What did they do with this data?
This data gave them the opportunity to look at what people physically could do with this time, not just what they would do.
They did a lot of research and came up with some visualisations on what you could actually achieve in this time. It turns out there’s some cool stuff you could do, which included creating visualisation on the following:
- watch entire top 100 films on imdb
- complete all of top video games from this year
- could read 1/3 of telegraphs top 100 novels of all time
- you could learn 3000 words in 4 languages – which is 80% of any given language
- podcasts – could listen to all personal growth series podcasts in their entirety!
They looked like the following:
So what happened? Kat says she went through the 3 stages of Winona Ryder..
Firstly, she thought: I am interesting and unusual and have so much to say
- She was really excited by the campaigns and got carried away
- She created 8 press releases
But there were initial issues which included the following:
- Outreach started later than planned
- The internal PR team told them not to contact nationals as it would clash with another campaign they were running
- Loads of places asked for payment when they begun outreach
Then the client asked: when can we start expecting links? That’s when the 2nd stage of Winona Ryder kicked in, from Girl Interrupted: she thought: am I going crazy?
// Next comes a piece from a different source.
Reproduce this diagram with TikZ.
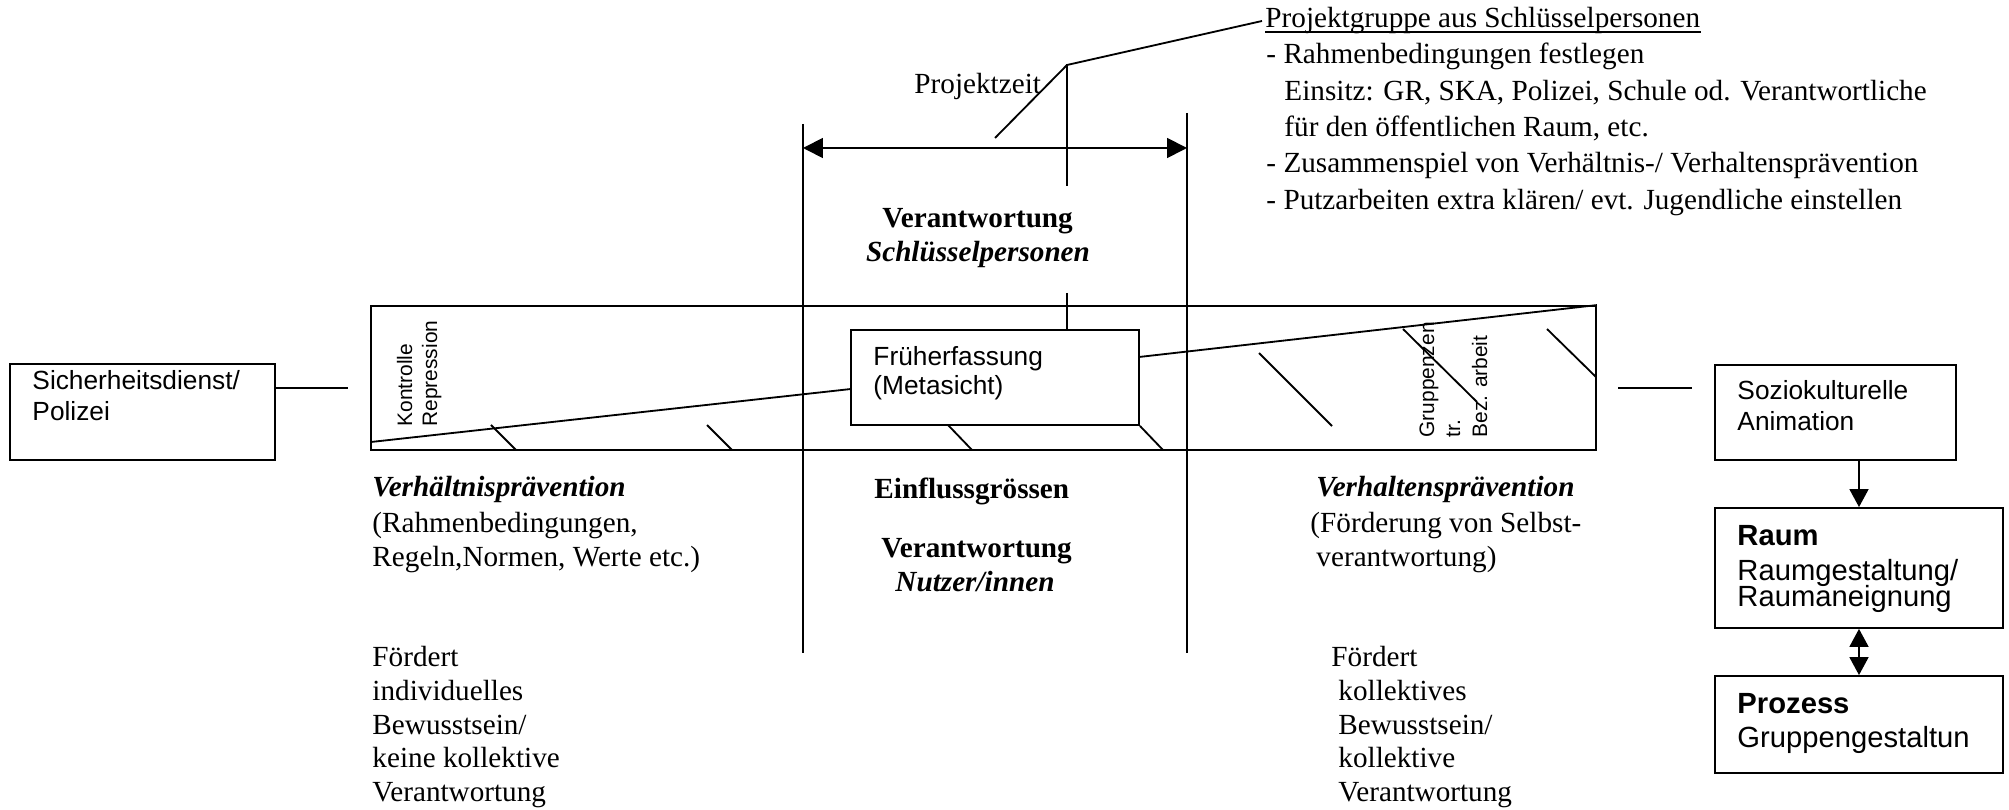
\documentclass[tikz,border=0pt]{standalone}
\usepackage{fontspec}
\setmainfont{Liberation Serif}
\setsansfont{Liberation Sans}
\usetikzlibrary{arrows.meta,fit}
\begin{document}
\begin{tikzpicture}[x=0.411pt,y=-0.411pt,
  ln/.style={line width=0.75pt},
  box/.style={draw,line width=0.75pt,inner sep=0pt},
  tx/.style={inner sep=0pt,anchor=base west,font=\fontsize{12}{13.8}\selectfont},
  txb/.style={inner sep=0pt,anchor=base west,font=\fontsize{12}{13.8}\selectfont\bfseries},
  txbi/.style={inner sep=0pt,anchor=base west,font=\fontsize{12}{13.8}\selectfont\bfseries\itshape},
  sf/.style={inner sep=0pt,anchor=base west,font=\sffamily\fontsize{10.8}{12.4}\selectfont},
  sfl/.style={inner sep=0pt,anchor=base west,font=\sffamily\fontsize{12}{13.8}\selectfont},
  sflb/.style={inner sep=0pt,anchor=base west,font=\sffamily\fontsize{12}{13.8}\selectfont\bfseries},
  rot/.style={inner sep=0pt,anchor=base west,rotate=90,font=\sffamily\fontsize{8.6}{10}\selectfont},
  tipb/.style={{Triangle[length=8.2pt,width=8.2pt]}-{Triangle[length=8.2pt,width=8.2pt]}},
  tipc/.style={-{Triangle[length=7.4pt,width=7.8pt]}},
  tipd/.style={{Triangle[length=7.4pt,width=7.8pt]}-{Triangle[length=7.4pt,width=7.8pt]}}
]
\useasboundingbox (0,0) rectangle (2009,810);

% boxes
\node[box,fit={(10,364)(275,460)}] (sd) {};
\node[box,fit={(371,306)(1596,450)}] (band) {};
\node[box,fit={(851,330)(1139,425)}] (fe) {};
\node[box,fit={(1715,365)(1956,460)}] (sk) {};
\node[box,fit={(1715,508)(2003,628)}] (raum) {};
\node[box,fit={(1715,676)(2003,773)}] (proz) {};

% coordinates
\coordinate (vlT) at (803,124);
\coordinate (vlB) at (803,653);
\coordinate (vrT) at (1187,113);
\coordinate (vrB) at (1187,653);
\coordinate (pzL) at (803,148);
\coordinate (pzR) at (1187,148);
\coordinate (mT) at (1067,65);
\coordinate (mB) at (1067,186);
\coordinate (pzD) at (995,138);
\coordinate (pgL) at (1262,21);
\coordinate (feTop) at (1067,293);
\coordinate (feTb) at (1067,330);
\coordinate (dL) at (371,442);
\coordinate (feL) at (851,389);
\coordinate (feR) at (1139,357);
\coordinate (sdA) at (275,388);
\coordinate (sdB) at (348,388);
\coordinate (skA) at (1618,388);
\coordinate (skB) at (1692,388);

% vertical lines and Projektzeit
\draw[ln] (vlT) -- (vlB);
\draw[ln] (vrT) -- (vrB);
\draw[ln,tipb] (pzL) -- (pzR);
\draw[ln] (mB) -- (mT) -- (pgL);
\draw[ln] (pzD) -- (mT);
\draw[ln] (feTop) -- (feTb);

% diagonals
\draw[ln] (dL) -- (feL);
\draw[ln] (feR) -- (band.north east);

% hatches
\draw[ln] (491,425) -- (516,450);
\draw[ln] (707,425) -- (732,450);
\draw[ln] (948,425) -- (972,450);
\draw[ln] (fe.south east) -- (1163,450);
\draw[ln] (1259,353) -- (1332,426);
\draw[ln] (1403,329) -- (1477,402);
\draw[ln] (1547,329) -- (1596,377);

% side lines
\draw[ln] (sdA) -- (sdB);
\draw[ln] (skA) -- (skB);

% arrows on the right
\draw[ln,tipc] (raum.north |- sk.south) -- (raum.north);
\draw[ln,tipd] (raum.south) -- (proz.north);

% texts in boxes
\node[sf] (t1) at (32,390) {Sicherheitsdienst/};
\node[sf] (t2) at (32,421) {Polizei};
\node[sf] (t3) at (873,366) {Früherfassung};
\node[sf] (t4) at (873,395) {(Metasicht)};
\node[sf] (t5) at (1737,400) {Soziokulturelle};
\node[sf] (t6) at (1737,431) {Animation};
\node[sflb] (t7) at (1737,546) {Raum};
\node[sfl] (t8) at (1737,581) {Raumgestaltung/};
\node[sfl] (t9) at (1737,607) {Raumaneignung};
\node[sflb] (t10) at (1737,714) {Prozess};
\node[sfl] (t11) at (1737,748) {Gruppengestaltun};

% rotated texts
\node[rot] (r1) at (412,427) {Kontrolle};
\node[rot] (r2) at (437,427) {Repression};
\node[rot] (r3) at (1434,438) {Gruppenzen};
\node[rot] (r4) at (1460,438) {tr.};
\node[rot] (r5) at (1487,438) {Bez. arbeit};

% top texts
\node[tx] (pz) at (914,94) {Projektzeit};
\node[txb] (v1) at (882,228) {Verantwortung};
\node[txbi,anchor=base] (v2) at (978,262) {Schlüsselpersonen};
\node[tx] (p1) at (1265,28) {Projektgruppe aus Schlüsselpersonen};
\draw[ln] ([yshift=-1.6pt]p1.base west) -- ([yshift=-1.6pt]p1.base east);
\node[tx] (p2) at (1266,64) {- Rahmenbedingungen festlegen};
\node[tx] (p3) at (1284,100.5) {Einsitz: GR, SKA, Polizei, Schule od. Verantwortliche};
\node[tx] (p4) at (1284,137) {für den öffentlichen Raum, etc.};
\node[tx] (p5) at (1266,173) {- Zusammenspiel von Verhältnis-/ Verhaltensprävention};
\node[tx] (p6) at (1266,209.5) {- Putzarbeiten extra klären/ evt. Jugendliche einstellen};

% bottom left
\node[txbi] (a1) at (372,497) {Verhältnisprävention};
\node[tx] (a2) at (372,533) {(Rahmenbedingungen,};
\node[tx] (a3) at (372,567) {Regeln,Normen, Werte etc.)};
\node[tx] (a4) at (372,667) {Fördert};
\node[tx] (a5) at (372,701) {individuelles};
\node[tx] (a6) at (372,735) {Bewusstsein/};
\node[tx] (a7) at (372,768) {keine kollektive};
\node[tx] (a8) at (372,802) {Verantwortung};

% bottom middle
\node[txb] (b1) at (874,499) {Einflussgrössen};
\node[txb] (b2) at (881,558) {Verantwortung};
\node[txbi] (b3) at (895,592) {Nutzer/innen};

% bottom right
\node[txbi] (c1) at (1316,497) {Verhaltensprävention};
\node[tx] (c2) at (1310,533) {(Förderung von Selbst-};
\node[tx] (c3) at (1316,567) {verantwortung)};
\node[tx] (c4) at (1331,667) {Fördert};
\node[tx] (c5) at (1338,701) {kollektives};
\node[tx] (c6) at (1338,735) {Bewusstsein/};
\node[tx] (c7) at (1338,768) {kollektive};
\node[tx] (c8) at (1338,802) {Verantwortung};
\end{tikzpicture}
\end{document}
The questions going through her head were the following:
- She really believed in this content – am I alone in this?
- Whats going on?
- Why does no one want to feature it?
So what did she do?
- She took a step back
- She realised they were casting the net too wide
- Using 8 press releases was too much!
- They also knew they had started the outreach too late – November meant that loads of Christmas features were getting in the way
- The PR embargo from the internal PR team didn’t help – could not contact nationals
That’s when the 3rd stage of Winona Ryder kicked in, from Stranger Things where she thought, “I don’t care if anyone believes me!”
The new approach: went back to the drawing board
They then took a brand new approach and looked to restructure the entire campaign. This is what they did:
- paused outreach entirely
- started again in the new year
- worked with the PR team to negotiate that they could work with the nationals
- re-wrote the 8 press releases into just two releases
After going back and changing these key factors, they ended up received coverage in nationals and have even been noimated for an award for this campaign.
What have we learnt from this campaign?
1. Get the content right
Make sure you identify the most newsworthy headline. Qualify the content with journalists prior to content development so you know what they want.
2. Work with internal PR teams
Make sure you identify sites you can and can’t contact upfront with the internal PR team. Work out if you can actually work with work with the internal PR team to divide and conquer the outreach.
3. Think outside the box
Don’t just go for the obvious publications, who else might be interested?
4. Don’t be afraid to get personal
Make sure you target journos who have been writing about the topic. Also, make your pitch relevant as possible to your contact.
5. Timing is everything
One of the main things that hampered this campaign was the timing. Starting outreach in the run up to Christmas is often not the right time. Give yourself enough time and remember that outreach can still continue after the campaign finishes.
6. Don’t give up!
Sometimes things don’t work out. Keep going. Make sure to manage client expectations but own your campaign at all times, and back yourself. If all else fails, try a different angle. Everything can be repurposed in a different way.